Zum Beispiel der Vorsitzende des Auswärtigen Ausschusses, Elmar Brok. Der CDU-Mann steht gleichzeitig auf der Gehaltsliste des Bertelsmann-Konzerns. Bertelsmann treibt über sein in München ansässiges Centrum für angewandte Politikforschung (CAP) die Militarisierung der EU ganz entscheidend mit voran. Der andere ist Karl von Wogau, ebenfalls CDU und Vorsitzender des Unterausschusses Sicherheit und Verteidigung. Außerdem ist er Mitglied der Group of Personalities, einer der Entscheidergruppen für Rüstungsprojekte in der EU.

F: Ist bekannt, wie die Gelder verteilt werden?

Es wurde insbesondere festgehalten, daß ein Teil der Gelder in enger Abstimmung mit der Europäischen Rüstungsagentur (EDA) vergeben werden soll. Die großen Rüstungskonzerne werden de facto bis in jede Einzelheit mitbestimmen können, wozu die Forschungsmittel verwendet werden. Eine öffentliche Kontrolle gibt es nicht. Was wir hier erleben ist der Aufbau eines europäischen Militärisch-Industriellen Komplexes, der einen Erfolg nach dem anderen vermelden kann.
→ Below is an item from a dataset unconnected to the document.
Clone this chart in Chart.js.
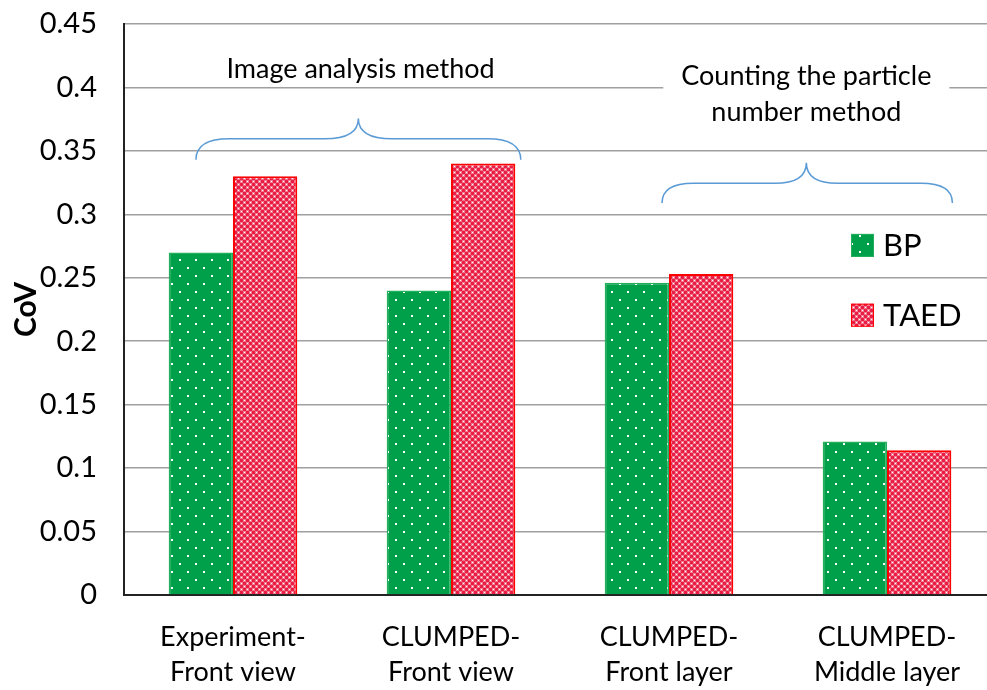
<!DOCTYPE html>
<html>
<head>
<meta charset="utf-8">
<script src="https://cdn.jsdelivr.net/npm/chart.js@4/dist/chart.umd.min.js"></script>
<style>
  html, body { margin: 0; padding: 0; background: #fff; overflow: hidden; }
  #wrap { position: relative; width: 1000px; height: 690px; }
</style>
</head>
<body>
<div id="wrap"><canvas id="c"></canvas></div>
<script>
// Categories (two-line labels) and CoV values per series
const categories = [
  ['Experiment-', 'Front view'],
  ['CLUMPED-', 'Front view'],
  ['CLUMPED-', 'Front layer'],
  ['CLUMPED-', 'Middle layer']
];
const bpValues   = [0.27, 0.24, 0.246, 0.121];
const taedValues = [0.33, 0.34, 0.253, 0.114];
const seriesNames = ['BP', 'TAED'];

const FONT = 'Lato, "Open Sans", sans-serif';

// Fill patterns: green with sparse white dots, red with a dense white checker
function dotPattern() {
  const c = document.createElement('canvas');
  c.width = 16; c.height = 16;
  const g = c.getContext('2d');
  g.fillStyle = '#00A04B';
  g.fillRect(0, 0, 16, 16);
  g.fillStyle = '#ffffff';
  g.fillRect(3, 3, 2, 2);
  g.fillRect(11, 11, 2, 2);
  return g.createPattern(c, 'repeat');
}
function checkPattern() {
  const c = document.createElement('canvas');
  c.width = 6; c.height = 6;
  const g = c.getContext('2d');
  g.fillStyle = '#EA1E44';
  g.fillRect(0, 0, 6, 6);
  g.fillStyle = '#F27A90';
  g.fillRect(0, 0, 3, 3);
  g.fillRect(3, 3, 3, 3);
  g.fillStyle = '#ffffff';
  g.fillRect(1, 1, 1, 1);
  g.fillRect(4, 4, 1, 1);
  return g.createPattern(c, 'repeat');
}
const greenFill = dotPattern();
const redFill = checkPattern();

// Brace annotations + group captions; x in category units, y in CoV units
const groups = [
  { left: -0.17, right: 1.32, peak: 0.575, textX: 0.585, lines: ['Image analysis method'],
    textY: 0.414, braceTop: 0.3755, braceMid: 0.3595, braceEnd: 0.343, backing: false },
  { left: 1.968, right: 3.30, peak: 2.63, textX: 2.63, lines: ['Counting the particle', 'number method'],
    textY: 0.4085, braceTop: 0.3407, braceMid: 0.3245, braceEnd: 0.309, backing: true }
];

const annotationPlugin = {
  id: 'groupBraces',
  afterDatasetsDraw(chart) {
    const { ctx, scales: { x, y } } = chart;
    ctx.save();
    groups.forEach(gr => {
      const left = x.getPixelForValue(gr.left);
      const right = x.getPixelForValue(gr.right);
      const cx = x.getPixelForValue(gr.peak);
      const tx = x.getPixelForValue(gr.textX);
      const yTop = y.getPixelForValue(gr.braceTop);
      const yMid = y.getPixelForValue(gr.braceMid);
      const yEnd = y.getPixelForValue(gr.braceEnd);
      const r = yEnd - yMid;
      // caption (optionally with white backing over the grid)
      ctx.font = '27px ' + FONT;
      ctx.textAlign = 'center';
      ctx.textBaseline = 'middle';
      const ty = y.getPixelForValue(gr.textY);
      const lh = 36;
      if (gr.backing) {
        const w = Math.max(...gr.lines.map(l => ctx.measureText(l).width)) + 36;
        ctx.fillStyle = '#fff';
        ctx.fillRect(tx - w / 2, ty - 22, w, lh * gr.lines.length + 8);
      }
      ctx.fillStyle = '#000';
      gr.lines.forEach((l, k) => ctx.fillText(l, tx, ty + k * lh));
      // curly brace
      ctx.strokeStyle = '#5B9BD5';
      ctx.lineWidth = 1.5;
      ctx.beginPath();
      ctx.moveTo(left, yEnd);
      ctx.quadraticCurveTo(left, yMid, left + r * 1.6, yMid);
      ctx.lineTo(cx - r * 1.6, yMid);
      ctx.quadraticCurveTo(cx, yMid, cx, yTop);
      ctx.quadraticCurveTo(cx, yMid, cx + r * 1.6, yMid);
      ctx.lineTo(right - r * 1.6, yMid);
      ctx.quadraticCurveTo(right, yMid, right, yEnd);
      ctx.stroke();
    });
    // in-plot legend
    const legendX = x.getPixelForValue(3) - 36;
    const legendY = [y.getPixelForValue(0.2755), y.getPixelForValue(0.2205)];
    chart.data.datasets.forEach((ds, i) => {
      const yy = legendY[i];
      ctx.fillStyle = ds.backgroundColor;
      ctx.fillRect(legendX, yy - 11.5, 23, 23);
      ctx.strokeStyle = ds.borderColor;
      ctx.lineWidth = 1;
      ctx.strokeRect(legendX + 0.5, yy - 11, 22, 22);
      ctx.fillStyle = '#000';
      ctx.font = '31px ' + FONT;
      ctx.textAlign = 'left';
      ctx.textBaseline = 'middle';
      ctx.fillText(ds.label, legendX + 32, yy + 1);
    });
    ctx.restore();
  }
};

new Chart(document.getElementById('c'), {
  type: 'bar',
  data: {
    labels: categories,
    datasets: [
      { label: seriesNames[0], data: bpValues, backgroundColor: greenFill, borderColor: '#22B05A', borderWidth: 1.5 },
      { label: seriesNames[1], data: taedValues, backgroundColor: redFill, borderColor: '#FF0000', borderWidth: 2 }
    ]
  },
  options: {
    responsive: true,
    maintainAspectRatio: false,
    animation: false,
    layout: { padding: { top: 24, right: 4, left: 0, bottom: 0 } },
    datasets: { bar: { barPercentage: 1, categoryPercentage: 0.59 } },
    plugins: { legend: { display: false }, tooltip: { enabled: false } },
    scales: {
      x: {
        grid: { display: false, drawTicks: false },
        border: { color: '#222', width: 2 },
        ticks: { color: '#000', font: { family: FONT, size: 27, lineHeight: 1.3 }, padding: 25, maxRotation: 0, autoSkip: false },
        afterFit(s) { s.height = 95; s.paddingLeft = 0; s.paddingRight = 0; }
      },
      y: {
        min: 0, max: 0.45,
        grid: { color: '#A0A0A0', lineWidth: 1.5, drawTicks: false },
        border: { color: '#222', width: 2 },
        ticks: { stepSize: 0.05, color: '#000', font: { family: FONT, size: 29 }, padding: 27,
                 callback: v => String(Math.round(v * 100) / 100) },
        title: { display: true, text: 'CoV', color: '#000', font: { family: FONT, size: 30, weight: 'bold' }, padding: { top: 8, bottom: 0 } },
        afterFit(s) { s.width = 124; s.paddingTop = 0; s.paddingBottom = 0; }
      }
    }
  },
  plugins: [annotationPlugin]
});
</script>
</body>
</html>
Erst die Verankerung der Rüstungsagentur und der Militarisierung im EU-Verfassungsvertrag, dann der gemeinsame EU-Rüstungsmarkt und jetzt die Erhöhung der Mittel für Rüstungsforschung auf EU-Ebene. Heute werden in den Chefetagen von EADS, BAE Systems, Thales und Finmeccanica die Sekt- und Champagnerkorken geknallt haben.

F: Wurden konkrete Rüstungsprojekte benannt, die finanziert werden?

Die Projekte, um nur einige zu nennen, betreffen die militärische Grenzüberwachung (SOBAH), die Verbesserung der sogenannten homeland security (TERASEC) und verbesserte Überwachungstechniken (PROBANT). Unter den ersten 24 Projekten, die im Rahmen der vorbereitenden Maßnahmen des Rüstungsforschungsprogramms Zuwendungen bekamen, wurden allein 17 von Militärorganisationen oder Rüstungsunternehmen direkt angeleitet. Thales nahm an fünf, EADS an drei und Finmeccanica an sieben Projekten teil. BAE Systems bekam auch was vom Kuchen ab. Die vier größten Rüstungsunternehmen der EU haben bei der Verteilung also nicht schlecht abgeschnitten.